Stated goal: Select each line where the word "seaborn" appears.

-- begin --

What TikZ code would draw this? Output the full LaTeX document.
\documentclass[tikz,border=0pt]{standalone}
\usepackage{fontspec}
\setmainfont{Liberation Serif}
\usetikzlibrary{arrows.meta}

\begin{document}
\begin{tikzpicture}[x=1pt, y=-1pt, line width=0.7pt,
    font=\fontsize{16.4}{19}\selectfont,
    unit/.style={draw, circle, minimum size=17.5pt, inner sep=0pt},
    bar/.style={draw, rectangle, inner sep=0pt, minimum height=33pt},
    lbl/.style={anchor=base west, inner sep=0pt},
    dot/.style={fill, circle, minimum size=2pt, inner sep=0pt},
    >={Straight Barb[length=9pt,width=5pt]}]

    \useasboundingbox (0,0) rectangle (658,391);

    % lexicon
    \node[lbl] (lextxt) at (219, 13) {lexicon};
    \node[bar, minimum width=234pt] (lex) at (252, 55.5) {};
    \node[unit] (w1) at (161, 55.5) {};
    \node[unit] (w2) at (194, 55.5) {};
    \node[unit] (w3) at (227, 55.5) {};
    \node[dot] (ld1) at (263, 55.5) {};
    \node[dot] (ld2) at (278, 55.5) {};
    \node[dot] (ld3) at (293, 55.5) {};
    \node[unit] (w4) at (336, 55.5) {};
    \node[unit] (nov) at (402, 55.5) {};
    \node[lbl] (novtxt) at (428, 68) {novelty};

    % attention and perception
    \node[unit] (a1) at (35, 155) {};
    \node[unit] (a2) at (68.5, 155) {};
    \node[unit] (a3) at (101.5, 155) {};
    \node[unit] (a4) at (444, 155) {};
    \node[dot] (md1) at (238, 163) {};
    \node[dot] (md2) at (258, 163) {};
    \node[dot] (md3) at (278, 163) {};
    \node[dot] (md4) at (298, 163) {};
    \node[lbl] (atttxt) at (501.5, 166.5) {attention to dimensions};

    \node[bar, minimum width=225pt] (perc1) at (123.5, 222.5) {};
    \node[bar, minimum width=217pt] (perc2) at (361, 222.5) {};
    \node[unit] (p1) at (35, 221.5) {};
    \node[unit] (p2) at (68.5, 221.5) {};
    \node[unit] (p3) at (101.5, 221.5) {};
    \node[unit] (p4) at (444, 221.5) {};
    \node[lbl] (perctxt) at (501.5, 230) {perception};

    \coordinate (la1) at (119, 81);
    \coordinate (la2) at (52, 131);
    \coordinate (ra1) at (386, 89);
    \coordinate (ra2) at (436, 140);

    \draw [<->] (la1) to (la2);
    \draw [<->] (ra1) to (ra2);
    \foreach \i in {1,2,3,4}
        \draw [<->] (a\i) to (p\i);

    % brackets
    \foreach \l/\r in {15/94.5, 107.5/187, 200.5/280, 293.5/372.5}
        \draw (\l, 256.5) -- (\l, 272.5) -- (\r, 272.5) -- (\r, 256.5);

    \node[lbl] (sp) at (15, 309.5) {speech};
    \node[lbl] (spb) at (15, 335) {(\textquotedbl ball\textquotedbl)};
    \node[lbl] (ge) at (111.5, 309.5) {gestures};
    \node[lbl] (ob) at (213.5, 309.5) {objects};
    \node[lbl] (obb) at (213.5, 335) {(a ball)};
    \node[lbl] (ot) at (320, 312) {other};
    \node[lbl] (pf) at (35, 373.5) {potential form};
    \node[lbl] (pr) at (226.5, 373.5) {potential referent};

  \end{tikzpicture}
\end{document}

-- end --
-- begin --

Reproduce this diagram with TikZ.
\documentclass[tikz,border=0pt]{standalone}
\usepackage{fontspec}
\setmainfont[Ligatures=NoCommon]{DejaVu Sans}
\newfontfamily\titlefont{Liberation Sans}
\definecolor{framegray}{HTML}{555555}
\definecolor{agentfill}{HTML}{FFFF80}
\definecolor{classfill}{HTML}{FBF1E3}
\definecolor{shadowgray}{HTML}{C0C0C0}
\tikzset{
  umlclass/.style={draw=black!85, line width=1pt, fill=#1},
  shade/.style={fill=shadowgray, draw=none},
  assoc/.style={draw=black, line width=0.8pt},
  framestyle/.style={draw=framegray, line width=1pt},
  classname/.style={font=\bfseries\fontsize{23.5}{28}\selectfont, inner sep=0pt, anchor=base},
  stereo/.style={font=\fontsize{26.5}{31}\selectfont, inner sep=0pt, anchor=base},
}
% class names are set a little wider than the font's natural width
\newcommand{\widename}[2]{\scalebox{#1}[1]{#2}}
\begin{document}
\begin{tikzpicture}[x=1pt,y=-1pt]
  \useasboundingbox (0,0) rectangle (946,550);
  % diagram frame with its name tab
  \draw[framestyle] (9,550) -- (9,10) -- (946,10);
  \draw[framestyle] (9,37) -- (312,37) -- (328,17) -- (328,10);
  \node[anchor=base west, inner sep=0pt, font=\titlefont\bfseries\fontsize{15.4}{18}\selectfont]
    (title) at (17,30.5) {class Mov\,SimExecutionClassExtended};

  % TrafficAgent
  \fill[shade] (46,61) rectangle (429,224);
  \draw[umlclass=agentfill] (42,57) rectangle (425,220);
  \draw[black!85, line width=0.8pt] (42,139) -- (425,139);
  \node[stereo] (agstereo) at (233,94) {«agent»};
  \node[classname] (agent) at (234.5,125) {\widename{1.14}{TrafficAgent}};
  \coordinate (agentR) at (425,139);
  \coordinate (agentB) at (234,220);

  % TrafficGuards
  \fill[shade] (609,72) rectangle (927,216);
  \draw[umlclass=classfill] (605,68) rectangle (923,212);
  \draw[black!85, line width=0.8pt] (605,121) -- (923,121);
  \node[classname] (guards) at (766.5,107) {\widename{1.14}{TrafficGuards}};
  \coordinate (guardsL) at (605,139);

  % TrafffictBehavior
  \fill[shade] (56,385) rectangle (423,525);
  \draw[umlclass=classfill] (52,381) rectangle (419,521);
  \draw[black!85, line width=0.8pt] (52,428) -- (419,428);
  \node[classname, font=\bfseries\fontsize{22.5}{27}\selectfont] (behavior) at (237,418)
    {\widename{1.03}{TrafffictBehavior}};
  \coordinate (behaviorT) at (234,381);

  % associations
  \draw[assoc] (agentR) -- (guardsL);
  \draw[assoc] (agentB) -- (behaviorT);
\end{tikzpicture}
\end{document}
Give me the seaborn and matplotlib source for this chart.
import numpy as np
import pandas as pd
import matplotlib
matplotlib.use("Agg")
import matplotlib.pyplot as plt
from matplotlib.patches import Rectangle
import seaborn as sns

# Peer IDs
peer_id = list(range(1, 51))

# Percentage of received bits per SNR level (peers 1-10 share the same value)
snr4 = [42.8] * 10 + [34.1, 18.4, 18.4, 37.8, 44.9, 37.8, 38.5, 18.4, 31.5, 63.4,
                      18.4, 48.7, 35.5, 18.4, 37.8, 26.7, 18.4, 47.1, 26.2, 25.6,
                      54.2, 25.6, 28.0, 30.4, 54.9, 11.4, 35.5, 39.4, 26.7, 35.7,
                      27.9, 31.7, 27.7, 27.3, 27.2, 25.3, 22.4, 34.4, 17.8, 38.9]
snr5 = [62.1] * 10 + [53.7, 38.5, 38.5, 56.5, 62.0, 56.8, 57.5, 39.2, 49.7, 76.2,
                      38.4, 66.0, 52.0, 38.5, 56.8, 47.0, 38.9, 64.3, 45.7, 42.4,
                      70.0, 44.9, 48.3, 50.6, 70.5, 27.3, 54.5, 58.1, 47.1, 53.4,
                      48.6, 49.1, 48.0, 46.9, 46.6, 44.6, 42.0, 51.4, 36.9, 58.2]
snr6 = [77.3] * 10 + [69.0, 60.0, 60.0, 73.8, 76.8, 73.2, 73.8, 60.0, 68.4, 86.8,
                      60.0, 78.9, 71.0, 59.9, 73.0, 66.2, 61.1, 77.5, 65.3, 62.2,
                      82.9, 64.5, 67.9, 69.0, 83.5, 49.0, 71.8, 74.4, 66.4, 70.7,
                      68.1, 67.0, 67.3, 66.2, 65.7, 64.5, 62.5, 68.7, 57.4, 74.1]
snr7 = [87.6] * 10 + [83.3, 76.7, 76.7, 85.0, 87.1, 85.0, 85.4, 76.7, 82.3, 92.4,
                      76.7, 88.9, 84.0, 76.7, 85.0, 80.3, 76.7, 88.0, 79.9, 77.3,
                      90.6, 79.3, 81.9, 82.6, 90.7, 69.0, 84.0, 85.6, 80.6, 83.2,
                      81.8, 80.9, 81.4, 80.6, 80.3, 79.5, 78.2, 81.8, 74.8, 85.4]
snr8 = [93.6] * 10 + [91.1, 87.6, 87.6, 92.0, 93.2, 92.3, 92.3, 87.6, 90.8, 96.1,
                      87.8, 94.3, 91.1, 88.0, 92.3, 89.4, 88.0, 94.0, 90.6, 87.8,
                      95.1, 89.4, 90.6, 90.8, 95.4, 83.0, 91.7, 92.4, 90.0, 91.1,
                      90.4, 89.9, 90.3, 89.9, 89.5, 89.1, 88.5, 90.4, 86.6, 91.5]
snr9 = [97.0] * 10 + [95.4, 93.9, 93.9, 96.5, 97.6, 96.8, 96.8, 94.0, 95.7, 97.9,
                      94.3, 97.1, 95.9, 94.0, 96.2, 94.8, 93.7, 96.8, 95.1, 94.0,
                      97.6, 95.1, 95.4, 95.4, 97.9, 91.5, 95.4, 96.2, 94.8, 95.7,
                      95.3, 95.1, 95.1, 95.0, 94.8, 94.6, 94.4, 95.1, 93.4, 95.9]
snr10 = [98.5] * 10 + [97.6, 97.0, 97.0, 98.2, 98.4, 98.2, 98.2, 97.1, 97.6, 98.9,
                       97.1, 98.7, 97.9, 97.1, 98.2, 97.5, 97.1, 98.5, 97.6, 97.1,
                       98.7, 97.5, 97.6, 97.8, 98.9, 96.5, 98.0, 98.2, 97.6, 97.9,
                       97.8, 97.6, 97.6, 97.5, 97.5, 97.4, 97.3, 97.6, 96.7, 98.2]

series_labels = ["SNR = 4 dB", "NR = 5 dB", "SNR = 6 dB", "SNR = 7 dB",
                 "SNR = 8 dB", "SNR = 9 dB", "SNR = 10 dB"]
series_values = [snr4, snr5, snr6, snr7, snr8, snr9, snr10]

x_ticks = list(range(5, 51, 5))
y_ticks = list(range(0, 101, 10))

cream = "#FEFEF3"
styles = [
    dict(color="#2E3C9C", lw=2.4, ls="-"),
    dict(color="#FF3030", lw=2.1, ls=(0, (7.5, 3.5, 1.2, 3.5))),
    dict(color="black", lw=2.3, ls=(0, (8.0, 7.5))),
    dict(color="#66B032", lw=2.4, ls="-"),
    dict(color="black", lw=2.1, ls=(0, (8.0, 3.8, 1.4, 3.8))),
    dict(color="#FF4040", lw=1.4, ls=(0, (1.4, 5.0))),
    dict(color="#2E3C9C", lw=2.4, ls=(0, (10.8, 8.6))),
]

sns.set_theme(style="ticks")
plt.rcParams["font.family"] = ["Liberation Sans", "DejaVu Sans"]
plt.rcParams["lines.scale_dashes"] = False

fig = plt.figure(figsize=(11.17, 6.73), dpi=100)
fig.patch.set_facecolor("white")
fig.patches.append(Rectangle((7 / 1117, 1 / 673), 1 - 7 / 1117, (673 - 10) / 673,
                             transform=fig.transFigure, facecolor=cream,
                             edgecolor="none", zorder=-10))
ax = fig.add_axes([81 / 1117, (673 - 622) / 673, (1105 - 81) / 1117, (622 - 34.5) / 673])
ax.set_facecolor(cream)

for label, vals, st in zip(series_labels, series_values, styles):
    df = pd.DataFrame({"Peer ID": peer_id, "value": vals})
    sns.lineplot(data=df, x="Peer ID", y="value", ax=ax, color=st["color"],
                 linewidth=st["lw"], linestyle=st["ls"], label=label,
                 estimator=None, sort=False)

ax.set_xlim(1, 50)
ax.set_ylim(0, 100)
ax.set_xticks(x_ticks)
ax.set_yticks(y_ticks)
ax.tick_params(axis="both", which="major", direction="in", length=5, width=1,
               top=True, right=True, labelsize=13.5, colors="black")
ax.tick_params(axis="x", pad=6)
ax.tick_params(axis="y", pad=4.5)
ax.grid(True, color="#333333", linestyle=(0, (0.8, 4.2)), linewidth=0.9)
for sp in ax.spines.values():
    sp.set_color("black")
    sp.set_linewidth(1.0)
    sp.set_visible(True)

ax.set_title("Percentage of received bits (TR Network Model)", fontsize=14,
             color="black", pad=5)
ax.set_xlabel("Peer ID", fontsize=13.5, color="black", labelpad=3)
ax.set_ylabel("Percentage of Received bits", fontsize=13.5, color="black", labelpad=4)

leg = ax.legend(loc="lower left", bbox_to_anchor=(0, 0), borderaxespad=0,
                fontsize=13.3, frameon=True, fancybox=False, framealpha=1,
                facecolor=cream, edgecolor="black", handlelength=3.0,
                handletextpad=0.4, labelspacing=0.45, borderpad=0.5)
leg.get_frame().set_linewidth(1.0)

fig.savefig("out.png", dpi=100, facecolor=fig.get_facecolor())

-- end --
-- begin --

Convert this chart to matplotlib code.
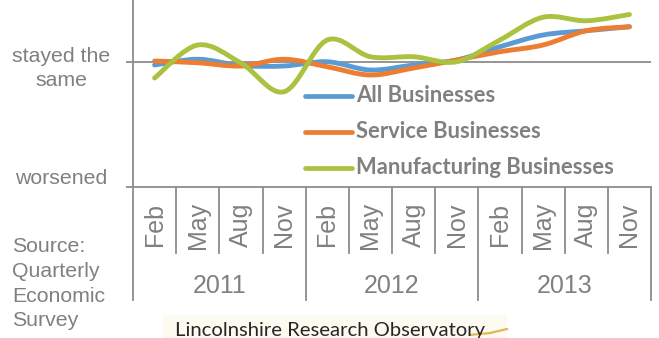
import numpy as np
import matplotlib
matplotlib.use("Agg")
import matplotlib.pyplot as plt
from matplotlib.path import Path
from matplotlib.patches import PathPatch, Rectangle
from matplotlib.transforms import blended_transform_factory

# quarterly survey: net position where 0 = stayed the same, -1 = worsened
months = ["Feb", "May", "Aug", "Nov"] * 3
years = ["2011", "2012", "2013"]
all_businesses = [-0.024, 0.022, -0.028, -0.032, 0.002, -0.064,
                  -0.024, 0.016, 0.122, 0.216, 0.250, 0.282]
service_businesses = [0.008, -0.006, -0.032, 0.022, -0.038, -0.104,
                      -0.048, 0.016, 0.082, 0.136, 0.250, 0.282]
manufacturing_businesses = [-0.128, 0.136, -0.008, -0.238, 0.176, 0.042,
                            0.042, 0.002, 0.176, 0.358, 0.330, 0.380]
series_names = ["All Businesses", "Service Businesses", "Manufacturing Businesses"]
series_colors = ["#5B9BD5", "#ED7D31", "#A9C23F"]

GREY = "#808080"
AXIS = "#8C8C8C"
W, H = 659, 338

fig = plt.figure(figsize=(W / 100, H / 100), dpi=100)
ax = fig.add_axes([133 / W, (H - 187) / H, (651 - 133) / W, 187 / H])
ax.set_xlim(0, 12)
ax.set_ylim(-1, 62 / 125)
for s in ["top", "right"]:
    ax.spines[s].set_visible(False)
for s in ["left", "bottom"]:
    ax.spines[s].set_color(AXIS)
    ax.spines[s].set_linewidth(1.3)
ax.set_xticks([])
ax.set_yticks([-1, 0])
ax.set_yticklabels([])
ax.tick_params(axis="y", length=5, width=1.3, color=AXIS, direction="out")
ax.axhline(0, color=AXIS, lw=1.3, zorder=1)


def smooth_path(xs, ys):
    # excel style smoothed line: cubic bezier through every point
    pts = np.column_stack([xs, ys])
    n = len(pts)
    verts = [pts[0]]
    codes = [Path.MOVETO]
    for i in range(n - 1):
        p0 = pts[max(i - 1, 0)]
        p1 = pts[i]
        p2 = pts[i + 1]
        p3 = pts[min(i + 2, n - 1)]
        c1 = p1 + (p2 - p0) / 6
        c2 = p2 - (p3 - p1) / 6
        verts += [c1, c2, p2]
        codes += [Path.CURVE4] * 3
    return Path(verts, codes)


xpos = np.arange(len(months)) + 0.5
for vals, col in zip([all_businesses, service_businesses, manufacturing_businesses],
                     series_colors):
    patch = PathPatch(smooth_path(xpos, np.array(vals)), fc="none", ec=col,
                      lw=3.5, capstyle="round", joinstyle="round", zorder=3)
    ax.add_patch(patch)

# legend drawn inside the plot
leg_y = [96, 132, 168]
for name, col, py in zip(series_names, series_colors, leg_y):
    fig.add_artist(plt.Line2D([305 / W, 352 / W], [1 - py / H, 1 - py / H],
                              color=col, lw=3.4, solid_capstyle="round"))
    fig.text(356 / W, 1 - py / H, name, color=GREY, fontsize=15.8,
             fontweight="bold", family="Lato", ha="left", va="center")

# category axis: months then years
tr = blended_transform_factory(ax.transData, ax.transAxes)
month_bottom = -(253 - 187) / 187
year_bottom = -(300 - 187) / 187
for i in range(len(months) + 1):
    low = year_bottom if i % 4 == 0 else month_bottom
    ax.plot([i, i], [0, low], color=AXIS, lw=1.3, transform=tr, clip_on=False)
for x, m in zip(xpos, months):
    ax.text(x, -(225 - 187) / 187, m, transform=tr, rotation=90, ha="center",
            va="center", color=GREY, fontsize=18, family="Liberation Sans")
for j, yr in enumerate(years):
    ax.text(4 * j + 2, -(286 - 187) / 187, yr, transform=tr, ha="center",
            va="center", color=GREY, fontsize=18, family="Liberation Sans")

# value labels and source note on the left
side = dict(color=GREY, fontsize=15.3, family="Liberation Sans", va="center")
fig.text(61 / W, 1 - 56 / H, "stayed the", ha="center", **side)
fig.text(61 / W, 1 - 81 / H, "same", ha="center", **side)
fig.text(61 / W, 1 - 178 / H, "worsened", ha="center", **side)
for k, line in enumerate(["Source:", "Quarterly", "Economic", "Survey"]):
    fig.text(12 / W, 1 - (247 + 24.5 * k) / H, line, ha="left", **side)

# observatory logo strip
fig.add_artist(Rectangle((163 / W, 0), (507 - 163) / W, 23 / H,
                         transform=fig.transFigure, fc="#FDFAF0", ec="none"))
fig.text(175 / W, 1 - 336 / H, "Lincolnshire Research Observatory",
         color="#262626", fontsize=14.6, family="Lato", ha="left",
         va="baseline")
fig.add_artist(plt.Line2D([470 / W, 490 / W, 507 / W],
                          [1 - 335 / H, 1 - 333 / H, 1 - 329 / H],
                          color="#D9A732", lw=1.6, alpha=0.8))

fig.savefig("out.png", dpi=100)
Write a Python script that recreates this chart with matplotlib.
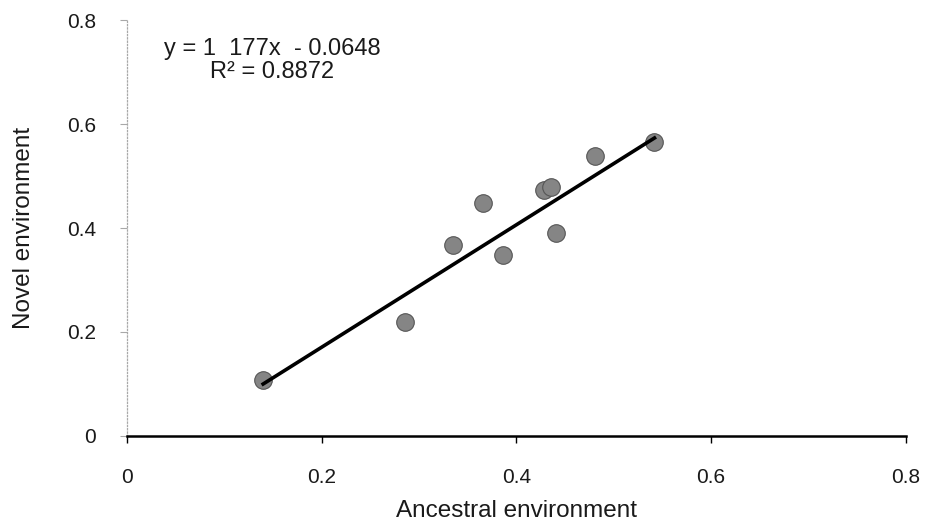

-- end --

Full solution:
Give me the seaborn and matplotlib source for this chart.
import seaborn as sns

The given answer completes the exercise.